The joy of the Criterion Collection’s Eclipse Series is in its presentation of hard-to-locate quality films at level-headed prices. There are 16 sets in the Eclipse Series thus far, with movies from Ingmar Bergman, Akira Kurosawa, and Yasujiro Ozu among those featured. The latest presentation from Criterion’s Eclipse Series features films from producer/director/writer Alexander Korda.
Korda made a name for himself through his production company, London Films, and infused the 1930s with a sense of satire and lush narration.
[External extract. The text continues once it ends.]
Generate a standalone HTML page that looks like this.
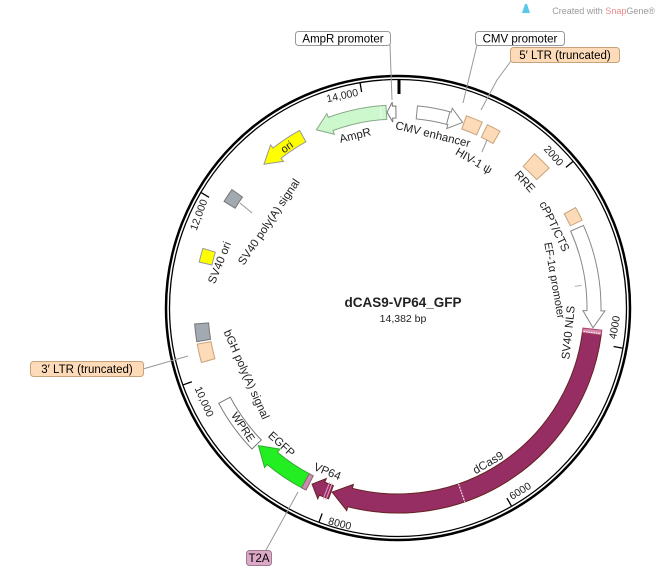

His main focus was on history, with a magnificent taste for grand historical drama and mythical subjects.
Eclipse Series 16: Alexander Korda’s Private Lives takes a look behind-the-scenes (and sometimes into the bedrooms) of some of history’s most important, mesmerizing people. Korda’s usual satirical license is well intact, too, so these films present a view of history you are not likely to find anywhere else. His examination of history is less about factual presentation and more about telling a vibrant, grand story.
Korda, born in Hungary, rose through the ranks to become one of British cinema’s most popular filmmakers. In 1942, he was the first film director to ever be knighted. Korda had tremendous success as a producer, too, rolling out such films as 1939’s The Four Feathers and 1949’s Carol Reed-directed picture The Third Man.
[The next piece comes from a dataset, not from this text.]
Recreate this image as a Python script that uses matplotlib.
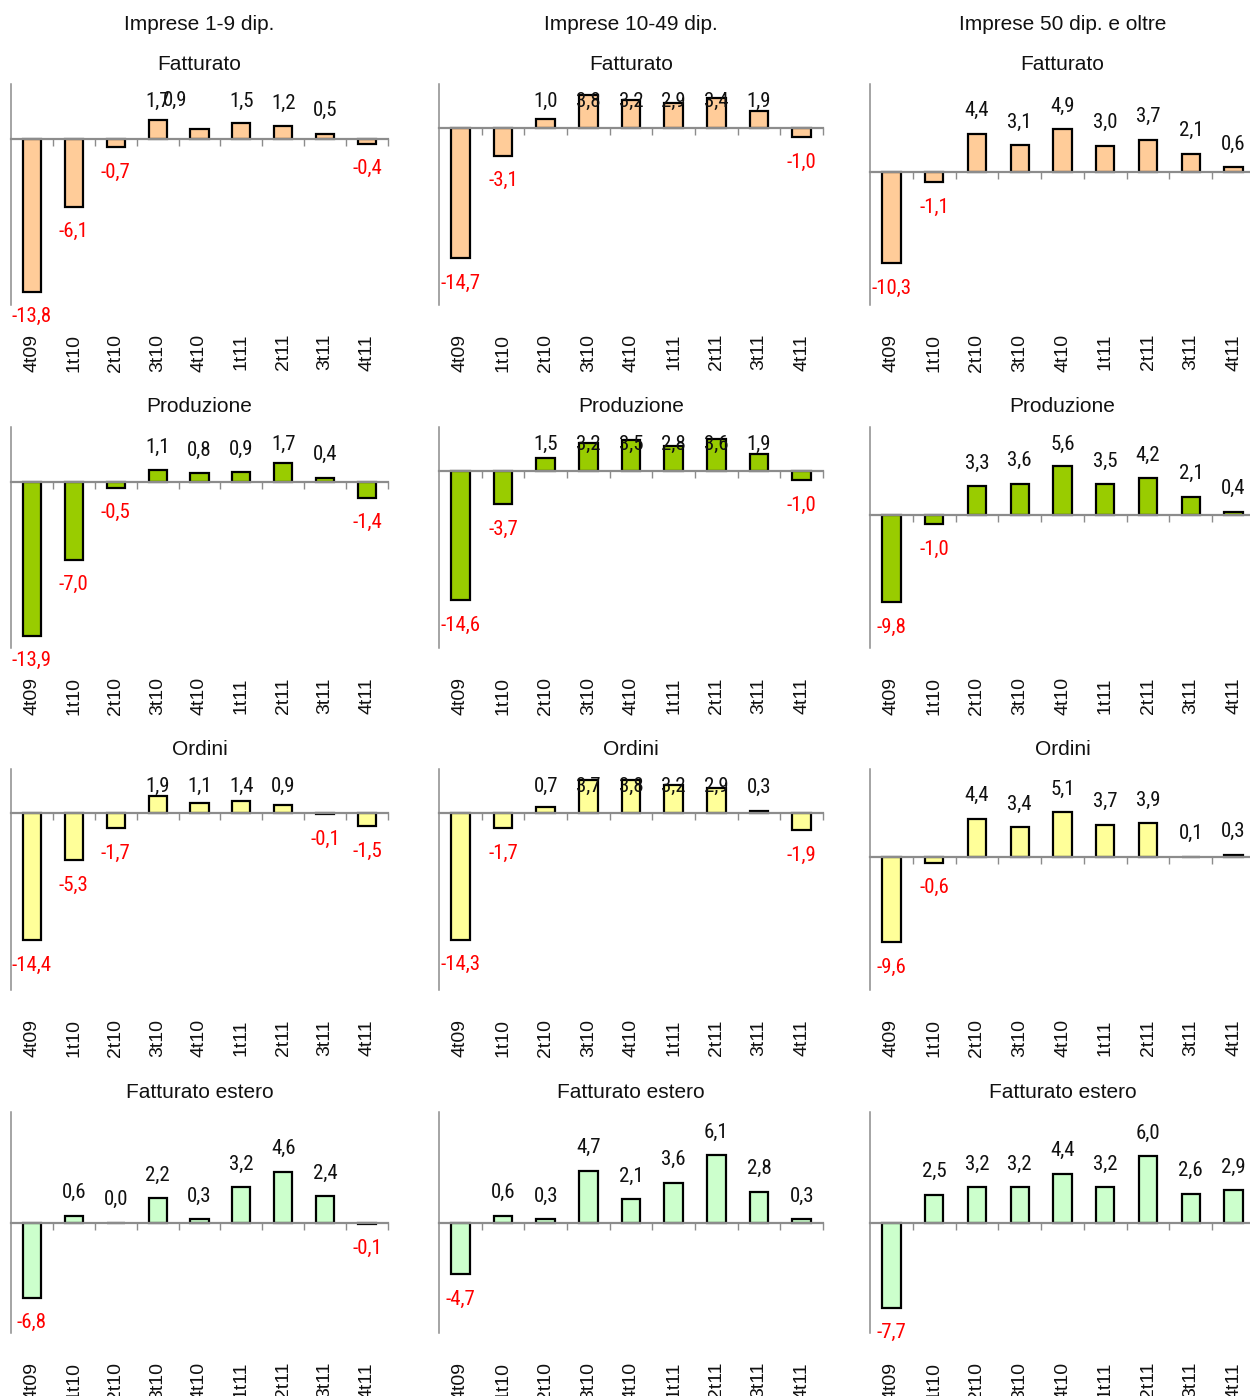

The Eclipse Series 16: Alexander Korda’s Private Lives set features four films: The Private Life of Henry VIII, The Rise of Catherine the Great, The Private Life of Don Juan, and Rembrandt. As with other box sets in the Eclipse Series, there are no special features and the movies are not remastered. This is to help keep things affordable while still exposing audiences to some lesser-known works.
Of course, Korda’s The Private Life of Henry VIII is probably fairly familiar. This motion picture, the first British film to be nominated for the Academy Award for Best Picture, stars Charles Laughton in the iconic role. Laughton won an Oscar for his performance and really does the king proud in a larger-than-life production that often borders on the outrageous.